如何使用完全限定的名称继承基类的构造函数？

Question

Suppose I have the following class:

class foo : public std::runtime_error
{};

To bring in the constructors of std::runtime_error into my class, you'd think I could do this:

using std::runtime_error::std::runtime_error;

However, this doesn't work. Normally I'd think to do this:

using super = std::runtime_error;
using super::super;

This does work, but not sure if this is a workaround or the only real solution. Upon testing with Clang, this works:

using runtime_error::runtime_error;

However I'm curious why this works since it isn't fully qualified. To throw a wrench in the mix, I tried breaking it by introducing multiple inheritance:

namespace n
{
    class runtime_error {};
}

class foo : public std::runtime_error, public n::runtime_error
{
public:
    using runtime_error::runtime_error;
};

Now using runtime_error::runtime_error doesn't work anymore, because it's ambiguous. However, the super alias still works (since you explicitly pick the base class you want to inherit from), but could get nasty if you have to define aliases for each inherited type (eg super1 , super2 ).

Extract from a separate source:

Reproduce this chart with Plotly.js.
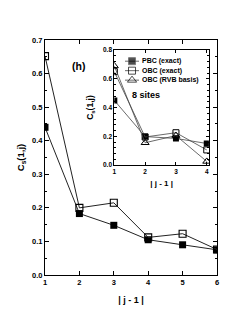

What is the proper way to inherit constructors from a base class that is in a different namespace, when fully-qualified name syntax (using :: ) is ambiguous with the :: used to specify the member constructor?

Answer 1

The reason why you have a compilation error when trying to use using std::runtime_exception::std::runtime_exception in the class is because you need to provide name of the constructor. And the name of the constructor for std::runtime_exception is not std::runtime_exception , it is runtime_exception - the name of the constructor is the unqualified type. Because of that, correct notation would be

using std::runtime_exception::runtime_exception;

Your other solution with type alias work as well, and although it might seem confusing at first - why does it work with type alias, when type alias is indeed std::runtime_exception - it is helpful to remember that type aliasing is not textual substitution, and thus it works as expected.

Both approaches are valid and which one to choose is totally dependent on you and your code.